顯示具有 Missionary Work 標籤的文章。 顯示所有文章
顯示具有 Missionary Work 標籤的文章。 顯示所有文章

2026年6月2日 星期二

The Architect of a Hybrid Faith: Lessons from Liang Fa

 

The Architect of a Hybrid Faith: Lessons from Liang Fa

Liang Fa (1789–1855), the first Chinese Protestant pastor, stands as a fascinating, if complex, figure in the collision between Western theology and the ancient, deeply rooted soil of China. A former printer’s apprentice with only a basic education, he did not approach Christianity with the pristine detachment of a foreign missionary. Instead, he carried the "baggage" of his upbringing: Confucian classics and Buddhist rituals.

When we analyze his life and work, we see a man desperately trying to bridge two worlds.
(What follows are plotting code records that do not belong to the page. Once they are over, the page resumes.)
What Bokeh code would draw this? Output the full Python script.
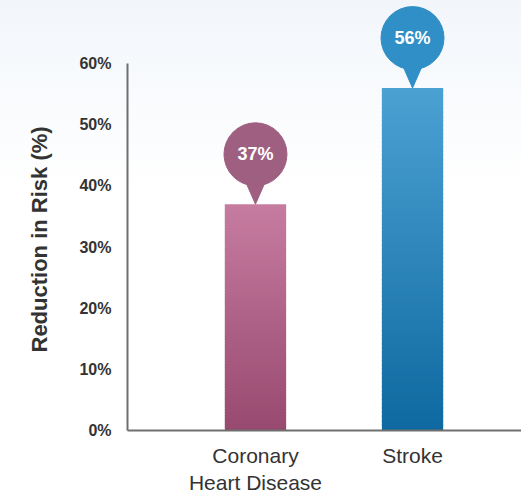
from bokeh.plotting import figure
from bokeh.models import Range1d, FixedTicker, Title
from bokeh.core.properties import value
from bokeh.embed import file_html
from bokeh.resources import INLINE

# Data
categories = ["Coronary\nHeart Disease", "Stroke"]
reduction = [37, 56]
value_labels = ["37%", "56%"]
y_ticks = [0, 10, 20, 30, 40, 50, 60]
y_tick_labels = ["0%", "10%", "20%", "30%", "40%", "50%", "60%"]
y_title = "Reduction in Risk (%)"

# Colours (top, bottom of bar gradient; callout)
bar_top = [(198, 124, 160), (76, 161, 211)]
bar_bottom = [(152, 73, 111), (14, 105, 160)]
callout = ["#9f5f80", "#2f8fc6"]

xs = [1, 2]
bar_w = 0.39
x_lo, x_hi = 0.185, 2.694
px_per_x = 394 / (x_hi - x_lo)
px_per_unit = 431 / 70.3  # vertical scale used for callout offsets

p = figure(width=521, height=497, output_backend="svg", toolbar_location=None,
           x_range=Range1d(x_lo, x_hi), y_range=Range1d(0, 70.3),
           min_border_left=127, min_border_right=0, min_border_top=0,
           min_border_bottom=60)
p.outline_line_color = None
p.grid.visible = False
p.background_fill_alpha = 0
p.border_fill_alpha = 0
p.styles = {"background-image": "linear-gradient(#f2f6fb 0%, #ffffff 38%)"}

# Gradient bars built from overlapping horizontal slices
n = 80
for x, v, ct, cb in zip(xs, reduction, bar_top, bar_bottom):
    bottoms, tops, cols = [], [], []
    step = v / n
    for i in range(n):
        b = step * i
        t = min(v, step * (i + 1) + step * 0.6)
        f = (i + 0.5) / n
        c = tuple(int(round(cb[k] + (ct[k] - cb[k]) * f)) for k in range(3))
        bottoms.append(b)
        tops.append(t)
        cols.append("#%02x%02x%02x" % c)
    p.quad(left=x - bar_w / 2, right=x + bar_w / 2, bottom=bottoms, top=tops,
           fill_color=cols, line_color=None)

# Callout bubbles above each bar
center_off = 50 / px_per_unit
tri_base = 18 / px_per_unit
tri_half = 14 / px_per_x
for x, v, c, lab in zip(xs, reduction, callout, value_labels):
    cy = v + center_off
    p.patch([x - tri_half, x + tri_half, x], [cy - tri_base, cy - tri_base, v],
            fill_color=c, line_color=c)
    p.scatter([x], [cy], size=63, marker="circle", fill_color=c, line_color=c)
    p.text([x], [cy], text=[lab], text_align="center", text_baseline="middle",
           text_color="white", text_font=value("Liberation Sans"),
           text_font_style="bold", text_font_size="18px")

# Axes
yax = p.yaxis[0]
yax.ticker = FixedTicker(ticks=y_ticks)
yax.major_label_overrides = {t: l for t, l in zip(y_ticks, y_tick_labels)}
yax.bounds = (0, 60)
yax.axis_line_color = "#6f6f6f"
yax.axis_line_width = 2
yax.major_tick_line_color = None
yax.minor_tick_line_color = None
yax.major_label_standoff = 10
yax.major_label_text_font = "Liberation Sans"
yax.major_label_text_font_style = "bold"
yax.major_label_text_font_size = "16px"
yax.major_label_text_color = "#333333"

# Y title laid out along the 0-60 span of the axis
p.add_layout(Title(text=y_title, align="left", offset=78, standoff=49,
                   text_font="Liberation Sans", text_font_style="bold",
                   text_font_size="22px", text_color="#333333"), "left")

xax = p.xaxis[0]
xax.ticker = FixedTicker(ticks=xs)
xax.major_label_overrides = {x: c for x, c in zip(xs, categories)}
xax.axis_line_color = "#6f6f6f"
xax.axis_line_width = 2
xax.major_tick_line_color = None
xax.minor_tick_line_color = None
xax.major_label_standoff = 7
xax.major_label_text_font = "Liberation Sans"
xax.major_label_text_font_size = "21px"
xax.major_label_text_color = "#333333"

open("out.html", "w").write(file_html(p, INLINE))
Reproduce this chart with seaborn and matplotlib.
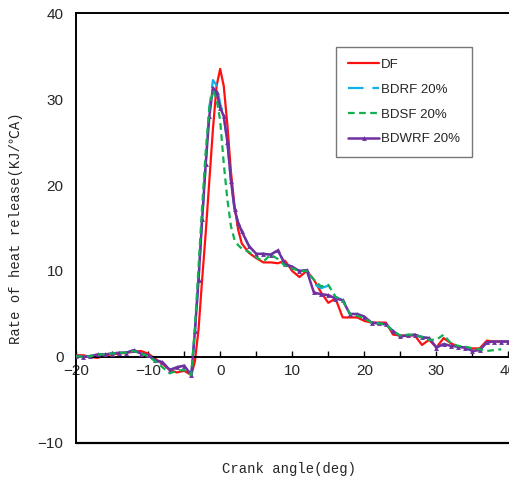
import numpy as np
import pandas as pd
import seaborn as sns
import matplotlib.pyplot as plt
from matplotlib.ticker import MultipleLocator

angle = [-20, -19, -18, -17, -16, -15, -14, -13, -12, -11, -10, -9, -8, -7, -6, -5, -4,
         -3.5, -3, -2.5, -2, -1.5, -1, -0.5, 0, 0.5, 1, 1.5, 2, 2.5, 3,
         4, 5, 6, 7, 8, 9, 10, 11, 12, 13, 14, 15, 16, 17, 18, 19, 20, 21, 22,
         23, 24, 25, 26, 27, 28, 29, 30, 31, 32, 33, 34, 35, 36, 37, 38, 39, 40]

df_hr = [0.2, 0.2, 0.0, -0.1, 0.2, 0.3, 0.4, 0.5, 0.6, 0.7, 0.4, -0.2, -0.8, -1.5, -1.8, -1.6, -2.1,
         -0.5, 3.2, 9.0, 14.5, 20.5, 26.5, 31.5, 33.5, 31.5, 27.0, 21.5, 17.5, 14.8, 13.2,
         12.1, 11.5, 11.0, 11.0, 10.9, 11.2, 10.0, 9.3, 10.0, 9.0, 7.5, 6.3, 6.8, 4.6, 4.6, 4.6, 4.2, 4.0, 4.0,
         4.0, 2.6, 2.5, 2.5, 2.5, 1.4, 2.0, 1.1, 2.2, 1.6, 1.2, 1.1, 1.0, 1.0, 1.9, 1.8, 1.8, 1.8]

bdrf = [0.1, 0.0, 0.1, 0.3, 0.3, 0.4, 0.5, 0.5, 0.8, 0.4, 0.2, -0.4, -0.6, -1.5, -1.2, -1.0, -2.1,
        3.0, 9.0, 16.0, 22.5, 29.0, 32.2, 31.6, 29.5, 28.0, 25.0, 20.5, 17.2, 15.6, 14.6,
        12.9, 12.0, 12.0, 11.9, 12.4, 10.8, 10.5, 10.0, 10.1, 8.5, 8.0, 8.3, 7.0, 6.6, 5.0, 5.0, 4.7, 4.0, 3.9,
        3.8, 3.0, 2.4, 2.5, 2.6, 2.3, 2.2, 1.1, 1.5, 1.3, 1.2, 1.1, 0.7, 0.8, 1.7, 1.8, 1.8, 1.8]

bdsf = [0.1, 0.0, 0.1, 0.3, 0.3, 0.4, 0.5, 0.5, 0.7, 0.4, 0.1, -0.5, -1.2, -1.9, -1.6, -1.5, -2.1,
        3.5, 10.5, 17.5, 24.0, 29.0, 31.0, 30.0, 27.5, 22.5, 18.3, 15.2, 13.6, 13.0, 12.6,
        12.2, 11.6, 11.1, 11.9, 11.4, 10.6, 10.3, 10.0, 10.0, 9.0, 8.2, 8.4, 7.0, 6.6, 5.0, 4.8, 4.5, 4.0, 3.9,
        3.8, 3.0, 2.5, 2.6, 2.6, 2.3, 2.0, 2.0, 2.6, 1.6, 1.3, 1.2, 1.0, 0.9, 0.7, 0.8, 0.9, np.nan]

bdwrf = [0.1, 0.0, 0.1, 0.3, 0.3, 0.4, 0.5, 0.5, 0.8, 0.4, 0.2, -0.4, -0.6, -1.5, -1.2, -1.0, -2.1,
         3.0, 9.0, 16.0, 22.5, 28.0, 31.3, 30.8, 29.0, 28.0, 25.0, 20.5, 17.2, 15.6, 14.6,
         12.9, 12.0, 12.0, 11.9, 12.4, 10.8, 10.5, 10.0, 10.1, 7.5, 7.3, 7.2, 6.8, 6.6, 5.0, 5.0, 4.7, 4.0, 3.9,
         3.8, 3.0, 2.4, 2.5, 2.6, 2.3, 2.2, 1.1, 1.5, 1.3, 1.2, 1.1, 0.7, 0.8, 1.7, 1.8, 1.8, 1.8]

sns.set_style('white')
plt.rcParams['font.family'] = ['Liberation Sans', 'DejaVu Sans']

fig = plt.figure(figsize=(5.09, 4.80), dpi=100)
ax = fig.add_axes([0.1493, 0.0771, 0.878, 0.8958])

data = pd.DataFrame({'angle': angle, 'DF': df_hr, 'BDRF 20%': bdrf,
                     'BDSF 20%': bdsf, 'BDWRF 20%': bdwrf})

sns.lineplot(data=data, x='angle', y='DF', ax=ax, color='#ff1010', lw=1.6,
             label='DF', zorder=2)
sns.lineplot(data=data, x='angle', y='BDRF 20%', ax=ax, color='#10b0e8', lw=1.6,
             label='BDRF 20%', zorder=3)
ax.lines[-1].set_dashes([7, 4])
sns.lineplot(data=data, x='angle', y='BDWRF 20%', ax=ax, color='#7030a0', lw=1.8,
             marker='^', markersize=3.5, markeredgewidth=0, label='BDWRF 20%', zorder=4)
sns.lineplot(data=data, x='angle', y='BDSF 20%', ax=ax, color='#10b050', lw=1.6,
             label='BDSF 20%', zorder=5)
ax.lines[-1].set_dashes([3, 2])

ax.set_xlim(-20, 42)
ax.set_ylim(-10, 40)

# frame: left/top spines, x axis line at y=0, plus a bottom edge at -10
ax.spines['right'].set_visible(False)
ax.spines['bottom'].set_position(('data', 0))
for s in ['left', 'top', 'bottom']:
    ax.spines[s].set_color('black')
    ax.spines[s].set_linewidth(1.4)
ax.plot([0, 1], [0, 0], transform=ax.transAxes, color='black', lw=1.6, clip_on=False)

ax.xaxis.set_major_locator(MultipleLocator(10))
ax.xaxis.set_minor_locator(MultipleLocator(5))
ax.yaxis.set_major_locator(MultipleLocator(10))
ax.tick_params(axis='x', which='both', direction='in', length=4, width=1, color='black',
               pad=5, labelsize=11, bottom=True)
ax.tick_params(axis='y', length=0, pad=9, labelsize=11)

mono = ['Liberation Mono', 'DejaVu Sans Mono', 'Noto Sans CJK KR']
ax.set_xlabel('Crank angle(deg)', family=mono, fontsize=10)
ax.set_ylabel('Rate of heat release(KJ/℃A)', family=mono, fontsize=10)
ax.xaxis.set_label_coords(0.4765, -0.044)
ax.yaxis.set_label_coords(-0.119, 0.5)

h, l = ax.get_legend_handles_labels()
order = [l.index(n) for n in ['DF', 'BDRF 20%', 'BDSF 20%', 'BDWRF 20%']]
leg = ax.legend([h[i] for i in order], [l[i] for i in order],
                loc='upper left', bbox_to_anchor=(0.5817, 0.921), borderaxespad=0,
                fontsize=9.5, frameon=True, fancybox=False, handlelength=2.4,
                handletextpad=0.1, labelspacing=0.95, borderpad=0.9)
leg.get_frame().set_edgecolor('#555555')
leg.get_frame().set_linewidth(1.0)

fig.savefig('out.png', dpi=100)
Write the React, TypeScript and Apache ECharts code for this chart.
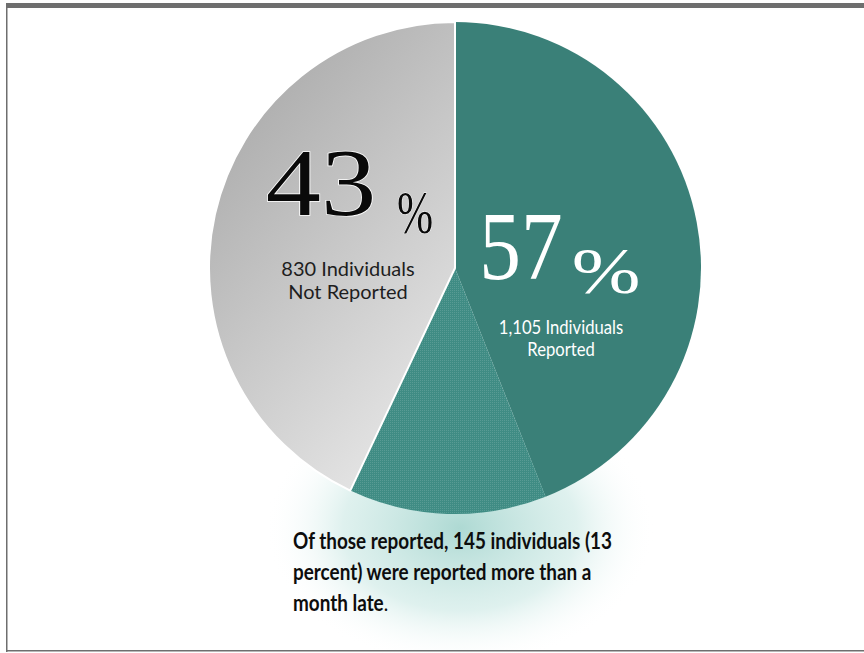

He was not merely a translator; he was a cultural negotiator. Faced with a population steeped in ancestor worship and Confucian ethics, Liang Fa understood that the "pure" gospel imported by men like Robert Morrison would be incomprehensible, if not alien, to the Chinese mind.

His theological approach was, by necessity, a pragmatic synthesis. He wasn't interested in maintaining theological purity at the cost of relevance. Instead, he "Chinese-ized" the divine. He equated the Christian God with the ancient Chinese concept of Tian (Heaven), borrowed the Confucian language of morality to explain human sin, and repackaged the promise of salvation through the familiar concepts of karma and ethical cultivation.

Critics of his era saw this as dilution or heresy, but from a modern analytical perspective, Liang Fa was practicing a survival strategy for ideas. He recognized a core truth about human nature: people do not abandon their entire worldview just because a new one is presented. They demand that the new adapt to the old. By framing the Christian God as a higher authority than the Emperor, and the "Kingdom of Heaven" as a version of the Great Harmony (Datong) sought by Confucian sages, he made the foreign faith palatable.

The irony of his legacy is profound. His most famous work, Good Words to Admonish the Age, was intended to convert individuals to a peaceful, spiritual life. Yet, when it fell into the hands of Hong Xiuquan, it became the spark for the Taiping Rebellion—a cataclysmic conflict that cost millions of lives and nearly dismantled the Qing Dynasty.

Liang Fa’s story reminds us that when we introduce powerful, rigid ideologies into a different cultural environment, we cannot control how they mutate. Ideas are not static; they are living things that feed on the existing culture and, if the conditions are right, can grow into something unrecognizable—and often uncontrollable. He tried to build a bridge, but the structural integrity of his hybrid theology proved insufficient to contain the volatile socio-political pressures of his time.